Sounds good. Tomorrow I may pull the cable card from my Roamio. It's not really paired since I changed the hard drive. It has a channel map but the VAL: ? which doesn't bother my cable feed. I'm going to put the 1TB drive back and see how I feel. I would like to say I know it works on cable.


----------



## JoeKustra (Dec 7, 2012)

Well, color me stupid.  So if you plug in a cable card upside down it doesn't work? Yeah, I did that. I opened the lid and removed the card. I then noticed the big arrow and kicked myself. I inserted it correctly and when I power it up it told me a cable card was inserted. I can read the data on the card, so I'm going to call this one a win. No need to swap cards. Bracket works. Happy ending.


----------



## Ron DeGumbia (Sep 18, 2012)

JoeKustra said:


> Well, color me stupid.  So if you plug in a cable card upside down it doesn't work? Yeah, I did that. I opened the lid and removed the card. I then noticed the big arrow and kicked myself. I inserted it correctly and when I power it up it told me a cable card was inserted. I can read the data on the card, so I'm going to call this one a win. No need to swap cards. Bracket works. Happy ending.
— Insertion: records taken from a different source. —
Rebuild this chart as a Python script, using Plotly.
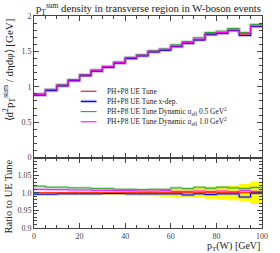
import plotly.graph_objects as go

# ---------------- data ----------------
bin_edges = [0, 5, 10, 15, 20, 25, 30, 35, 40, 45, 50,
             55, 60, 65, 70, 75, 80, 85, 90, 95, 100]

main_ref = [0.885, 0.950, 1.015, 1.088, 1.158, 1.224, 1.276, 1.337, 1.402, 1.440,
            1.495, 1.520, 1.571, 1.620, 1.665, 1.744, 1.758, 1.798, 1.745, 1.853]
main_xdep = [0.882, 0.946, 1.012, 1.085, 1.155, 1.220, 1.273, 1.334, 1.398, 1.436,
             1.491, 1.516, 1.566, 1.611, 1.660, 1.735, 1.753, 1.793, 1.724, 1.851]
main_dyn05 = [0.902, 0.965, 1.031, 1.103, 1.174, 1.239, 1.291, 1.350, 1.416, 1.453,
              1.510, 1.534, 1.593, 1.639, 1.692, 1.767, 1.786, 1.823, 1.766, 1.881]
main_dyn10 = [0.894, 0.959, 1.024, 1.097, 1.167, 1.233, 1.285, 1.345, 1.410, 1.447,
              1.503, 1.529, 1.577, 1.626, 1.673, 1.751, 1.767, 1.803, 1.755, 1.860]

ratio_ref = [1.0] * 20
ratio_ref_err = [0.004, 0.004, 0.004, 0.005, 0.005, 0.006, 0.006, 0.007, 0.008, 0.009,
                 0.010, 0.011, 0.012, 0.013, 0.014, 0.017, 0.018, 0.021, 0.025, 0.032]
ratio_xdep = [0.996, 0.996, 0.997, 0.997, 0.997, 0.997, 0.998, 0.998, 0.997, 0.997,
              0.997, 0.997, 0.997, 0.994, 0.997, 0.995, 0.997, 0.997, 0.988, 0.999]
ratio_dyn05 = [1.019, 1.016, 1.016, 1.014, 1.014, 1.012, 1.012, 1.010, 1.010, 1.009,
               1.010, 1.010, 1.014, 1.012, 1.016, 1.013, 1.016, 1.014, 1.012, 1.015]
ratio_dyn10 = [1.010, 1.009, 1.009, 1.008, 1.008, 1.007, 1.007, 1.006, 1.006, 1.005,
               1.005, 1.006, 1.004, 1.004, 1.005, 1.004, 1.005, 1.003, 1.006, 1.004]

labels = ["PH+P8 UE Tune",
          "PH+P8 UE Tune x-dep.",
          "PH+P8 UE Tune Dynamic σ<sub>eff</sub> 0.5 GeV<sup>2</sup>",
          "PH+P8 UE Tune Dynamic σ<sub>eff</sub> 1.0 GeV<sup>2</sup>"]
colors = ["#ff0000", "#0000ff", "#33a033", "#ff00ff"]
band_colors = ["rgba(255,120,120,0.35)", "rgba(120,120,255,0.45)",
               "rgba(120,200,120,0.40)", "rgba(255,130,255,0.40)"]

FONT = "Liberation Serif"


def step(v):
    return list(v) + [v[-1]]


fig = go.Figure()

# ---- main panel ----
mains = [main_ref, main_xdep, main_dyn05, main_dyn10]
for vals, bc in zip(mains, band_colors):
    fig.add_trace(go.Scatter(x=bin_edges, y=step(vals), mode="lines", line_shape="hv",
                             line=dict(color=bc, width=3.0), showlegend=False,
                             hoverinfo="skip", xaxis="x", yaxis="y"))
for vals, c, lab in zip(mains, colors, labels):
    fig.add_trace(go.Scatter(x=bin_edges, y=step(vals), mode="lines", line_shape="hv",
                             line=dict(color=c, width=1.0), name=lab, showlegend=False,
                             xaxis="x", yaxis="y"))

# ---- ratio panel ----
lo = [r - e for r, e in zip(ratio_ref, ratio_ref_err)]
hi = [r + e for r, e in zip(ratio_ref, ratio_ref_err)]
fig.add_trace(go.Scatter(x=bin_edges, y=step(lo), mode="lines", line_shape="hv",
                         line=dict(width=0, color="#ffff00"), showlegend=False,
                         hoverinfo="skip", xaxis="x2", yaxis="y2"))
fig.add_trace(go.Scatter(x=bin_edges, y=step(hi), mode="lines", line_shape="hv",
                         line=dict(width=0, color="#ffff00"), fill="tonexty",
                         fillcolor="#ffff00", showlegend=False,
                         hoverinfo="skip", xaxis="x2", yaxis="y2"))
ratios = [ratio_ref, ratio_xdep, ratio_dyn05, ratio_dyn10]
for vals, bc in zip(ratios[1:], band_colors[1:]):
    fig.add_trace(go.Scatter(x=bin_edges, y=step(vals), mode="lines", line_shape="hv",
                             line=dict(color=bc, width=3.0), showlegend=False,
                             hoverinfo="skip", xaxis="x2", yaxis="y2"))
for vals, c in zip(ratios, colors):
    fig.add_trace(go.Scatter(x=bin_edges, y=step(vals), mode="lines", line_shape="hv",
                             line=dict(color=c, width=1.0), showlegend=False,
                             xaxis="x2", yaxis="y2"))

axis_common = dict(showline=True, linecolor="#444", linewidth=1, mirror="allticks",
                   ticks="inside", tickcolor="#444", ticklen=5, tickwidth=0.8,
                   showgrid=False, zeroline=False,
                   tickfont=dict(family=FONT, size=8, color="#444"))

# ---- hand-made legend (line samples + texts) ----
leg_y = [0.645, 0.597, 0.549, 0.501]
leg_x0, leg_x1, leg_tx = 0.205, 0.274, 0.31
shapes = []
annotations = []
for i, (lab, c, bc) in enumerate(zip(labels, colors, band_colors)):
    if i == 1:
        shapes.append(dict(type="line", xref="paper", yref="paper", x0=leg_x0, x1=leg_x1,
                           y0=leg_y[i], y1=leg_y[i], line=dict(color=bc, width=3.5)))
    shapes.append(dict(type="line", xref="paper", yref="paper", x0=leg_x0, x1=leg_x1,
                       y0=leg_y[i], y1=leg_y[i], line=dict(color=c, width=1.1)))
    annotations.append(dict(text=lab, xref="paper", yref="paper", x=leg_tx, y=leg_y[i],
                            xanchor="left", yanchor="middle", showarrow=False,
                            font=dict(family=FONT, size=7.4, color="#222")))

annotations += [
    dict(text="p<sub>T</sub><sup>sum</sup> density in transverse region in W-boson events",
         xref="paper", yref="paper", x=0, y=1.035, xanchor="left", yanchor="middle",
         showarrow=False, font=dict(family=FONT, size=10.7, color="#222")),
    dict(text="⟨d<sup>2</sup>p<sub>T</sub><sup>sum</sup> / dηdφ⟩ [GeV]",
         xref="paper", yref="paper", x=-0.11, y=1.0, xanchor="center", yanchor="top",
         textangle=-90, showarrow=False, font=dict(family=FONT, size=11, color="#222")),
    dict(text="Ratio to UE Tune",
         xref="paper", yref="paper", x=-0.11, y=0.332, xanchor="center", yanchor="top",
         textangle=-90, showarrow=False, font=dict(family=FONT, size=10.5, color="#222")),
    dict(text="p<sub>T</sub>(W) [GeV]",
         xref="paper", yref="paper", x=1.0, y=0, xanchor="right", yanchor="top",
         yshift=-10, showarrow=False, font=dict(family=FONT, size=10, color="#222")),
]

fig.update_layout(
    width=280, height=253,
    margin=dict(l=34, r=12, t=16, b=23),
    paper_bgcolor="white", plot_bgcolor="white",
    font=dict(family=FONT, color="#222"),
    showlegend=False,
    xaxis=dict(domain=[0, 1], range=[0, 100], anchor="y", showticklabels=False,
               dtick=20, minor=dict(dtick=5, ticklen=3, ticks="inside", tickcolor="#444"),
               **axis_common),
    yaxis=dict(domain=[0.332, 1], range=[0, 2.0], anchor="x",
               tickvals=[0, 0.5, 1, 1.5, 2], ticktext=["0", "0.5", "1", "1.5", "2"],
               minor=dict(dtick=0.1, ticklen=3, ticks="inside", tickcolor="#444"),
               **axis_common),
    xaxis2=dict(domain=[0, 1], range=[0, 100], anchor="y2", matches="x", dtick=20,
                minor=dict(dtick=5, ticklen=3, ticks="inside", tickcolor="#444"),
                **axis_common),
    yaxis2=dict(domain=[0, 0.332], range=[0.9, 1.1], anchor="x2",
                tickvals=[0.9, 0.95, 1.0, 1.05], ticktext=["0.9", "0.95", "1.0", "1.05"],
                minor=dict(dtick=0.01, ticklen=3, ticks="inside", tickcolor="#444"),
                **axis_common),
    shapes=shapes,
    annotations=annotations,
)

fig.write_html("out.html", config={"displayModeBar": False},
               post_script="document.body.style.margin='0';")
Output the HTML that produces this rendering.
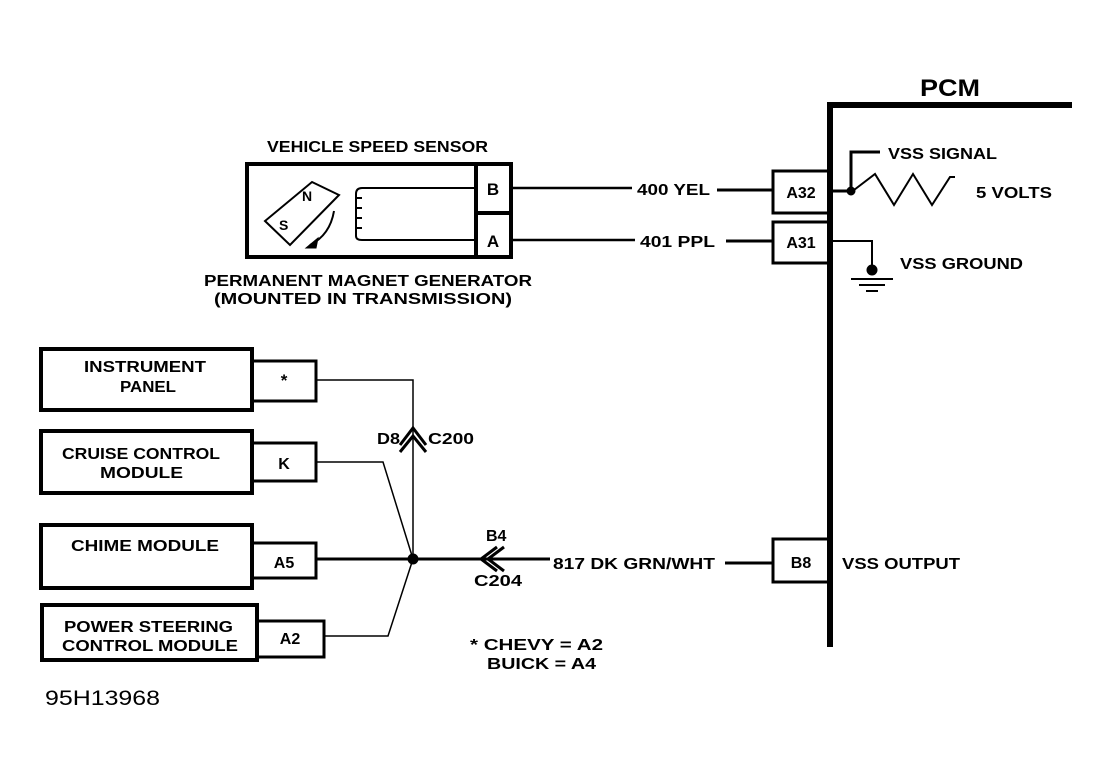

Nice, looking forward to receiving my unit soon.


----------



## JoeKustra (Dec 7, 2012)

Ron DeGumbia said:


> Nice, looking forward to receiving my unit soon.


I should have mentioned: be real careful with those screws. They are tiny, and if you miss, it will drop into the abyss.


----------



## Ron DeGumbia (Sep 18, 2012)

JoeKustra said:


> I should have mentioned: be real careful with those screws. They are tiny, and if you miss, it will drop into the abyss.


Oh great, my hand eye coordination ain't what it use to be ><


----------



## scandia101 (Oct 20, 2007)

JoeKustra said:


> Well, color me stupid.  So if you plug in a cable card upside down it doesn't work? Yeah, I did that. I opened the lid and removed the card. I then noticed the big arrow and kicked myself. I inserted it correctly and when I power it up it told me a cable card was inserted. I can read the data on the card, so I'm going to call this one a win. No need to swap cards. Bracket works. Happy ending.


That's good because I was about to tell you that a Roamio OTA (or any device) will see a connected cablecard even if it is not paired so if yours isn't seeing a cablecard, there is something wrong.


----------



## JoeKustra (Dec 7, 2012)

scandia101 said:


> That's good because I was about to tell you that a Roamio OTA (or any device) will see a connected cablecard even if it is not paired so if yours isn't seeing a cablecard, There is something wrong.


So far so good. It's not paired but the status display shows uptime and the pairing screen has all the right data.


----------



## nc88keyz (Oct 24, 2005)

can you enjoy a combination of ota and cable card on the roamio ota with cable card edition. Is that possible. ? 

Sent from my SM-G965U using Tapatalk


----------



## tarheelblue32 (Jan 13, 2014)

nc88keyz said:


> can you enjoy a combination of ota and cable card on the roamio ota with cable card edition. Is that possible. ?
> 
> Sent from my SM-G965U using Tapatalk


No, not at the same time.


----------